# Time-Series regression

When do we use an autoregressive series like ln(Sales)t = b0 + b1*ln(Sales)t-1 and the series that uses time as the independent variable like ln(Sales)t = b0 + b1(t) ?

Shouldn’t they be roughly the same when graphed? As for the AR(1) model, why is the x-axis labeled with periods (t=1995, 1996, 1997…etc), and not ln(sales)t-1?

Thanks.

You use this:

ln(Sales)t = b0 + b1*ln(Sales)t-1 + et

when you want to smooth the time-series, to approach it to a more linealized relation because sales can display a non-linear behavior.

And you use this:

ln(Sales)t = b0 + b1(t) + et

when sales display a non-linear behavior but you look that it grows at a constant rate b1(t) , so it only changes with time (t).

Regards

Autoregressive models are used when you assume that past values are able to predict current/future values of the dependent variable. ln(sales) t-1 = Plugging in a sales amount

When using a linear trend model ln(Sales)t = bo+b1(t), you are assuming that the dependent variable changes at a constant amount with time. b(t) = plugging in a time period

So the first is an exponential growth rate, and the second is a constant growth rate?

Thanks.

Nope, the second one is an exponential growth rate which is also constant over time (b1) and the (t) factor just count for the periods of time. Assume (b0) is zero, if not, look at it as a floor value where b1(t) starts growing.
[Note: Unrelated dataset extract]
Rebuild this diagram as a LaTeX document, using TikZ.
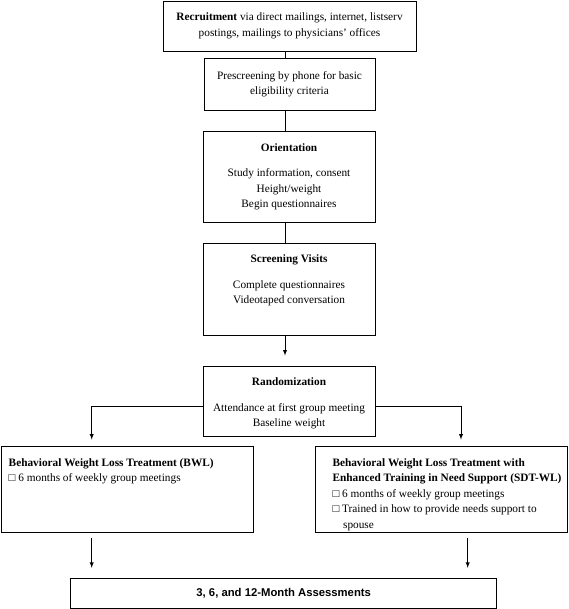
\documentclass[tikz,border=0pt]{standalone}
\usepackage{fontspec}
\setmainfont{Liberation Serif}
\setsansfont{Liberation Sans}
\usetikzlibrary{arrows.meta}

\begin{document}
\begin{tikzpicture}[x = 1pt, y = -1pt,
    scatola/.style = {draw, line width = 0.9pt, inner sep = 0pt},
    testo/.style = {inner sep = 0pt, font = \fontsize{11.3}{15.5}\selectfont},
    freccia/.style = {line width = 0.9pt, -latex}]
    % Parametri
    \pgfmathsetmacro{\asse}{285}
    \pgfmathsetmacro{\sinistra}{91.7}
    \pgfmathsetmacro{\destra}{461}
    \pgfmathsetmacro{\destrabis}{467.7}
    \pgfmathsetmacro{\ramo}{406.7}
    \useasboundingbox (0,0) rectangle (568,609);
    % Riquadri
    \node[scatola, minimum width = 253pt, minimum height = 50pt] (recl) at (289.5,26) {};
    \node[scatola, minimum width = 171pt, minimum height = 52pt] (presc) at (289.5,84) {};
    \node[scatola, minimum width = 172pt, minimum height = 91pt] (orient) at (289,177.2) {};
    \node[scatola, minimum width = 172pt, minimum height = 91.7pt] (screen) at (289,289.2) {};
    \node[scatola, minimum width = 172pt, minimum height = 70pt] (random) at (289,401) {};
    \node[scatola, minimum width = 252pt, minimum height = 86pt] (bwl) at (127,489.7) {};
    \node[scatola, minimum width = 252.5pt, minimum height = 86pt] (sdt) at (441.3,489.7) {};
    \node[scatola, minimum width = 426pt, minimum height = 30pt] (assess) at (283.7,593.3) {};
    % Testi
    \node[testo, align = center] (recl-t) at (recl) {\textbf{Recruitment} via direct mailings, internet, listserv\\postings, mailings to physicians’ offices};
    \node[testo, align = center] (presc-t) at (presc) {Prescreening by phone for basic\\eligibility criteria};
    \node[testo, align = center, anchor = north, yshift = -12pt] (orient-t) at (orient.north) {\textbf{Orientation}\\[10pt]Study information, consent\\Height/weight\\Begin questionnaires};
    \node[testo, align = center, anchor = north, yshift = -12pt] (screen-t) at (screen.north) {\textbf{Screening Visits}\\[10pt]Complete questionnaires\\Videotaped conversation};
    \node[testo, align = center, anchor = north, yshift = -12pt] (random-t) at (random.north) {\textbf{Randomization}\\[10pt]Attendance at first group meeting\\Baseline weight};
    \node[testo, align = left, anchor = north west, xshift = 8pt, yshift = -12pt] (bwl-t) at (bwl.north west) {\textbf{Behavioral Weight Loss Treatment (BWL)}\\□ 6 months of weekly group meetings};
    \node[testo, align = left, anchor = north west, xshift = 17.7pt, yshift = -12pt] (sdt-t) at (sdt.north west) {\textbf{Behavioral Weight Loss Treatment with}\\\textbf{Enhanced Training in Need Support (SDT-WL)}\\□ 6 months of weekly group meetings\\□ Trained in how to provide needs support to\\\makebox[10.6pt]{}spouse};
    \node[testo, font = \fontsize{11.3}{15.5}\selectfont\sffamily\bfseries] (assess-t) at (assess) {3, 6, and 12-Month Assessments};
    % Collegamenti
    \coordinate (asse) at (\asse,0);
    \coordinate (sx) at (\sinistra,0);
    \coordinate (dx) at (\destra,0);
    \coordinate (dxbis) at (\destrabis,0);
    \coordinate (ramo) at (0,\ramo);
    \draw[line width = 0.9pt] (recl.south -| asse) -- (presc.north -| asse);
    \draw[line width = 0.9pt] (presc.south -| asse) -- (orient.north -| asse);
    \draw[line width = 0.9pt] (orient.south -| asse) -- (screen.north -| asse);
    \draw[freccia, shorten >= 10pt] (screen.south -| asse) -- (random.north -| asse);
    \draw[freccia, shorten >= 6.7pt] (random.west |- ramo) -| (bwl.north -| sx);
    \draw[freccia, shorten >= 6.7pt] (random.east |- ramo) -| (sdt.north -| dx);
    \draw[freccia, shorten <= 5pt, shorten >= 10pt] (bwl.south -| sx) -- (assess.north -| sx);
    \draw[freccia, shorten <= 5pt, shorten >= 10pt] (sdt.south -| dxbis) -- (assess.north -| dxbis);
\end{tikzpicture}
\end{document}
The first one is just a transformation in order to smooth the serie to get a more linearized relation between sales T and sales T-1. Remember OLS estimation (ordinary least squares regression) has many assumptions and one of them is that there exists a linear relation between the dependent variable and the independent variable , so since sales T and sales T-1 is the same series but lagged 1 period you must LN both in order to smooth them and get a linear relation (a better one than before).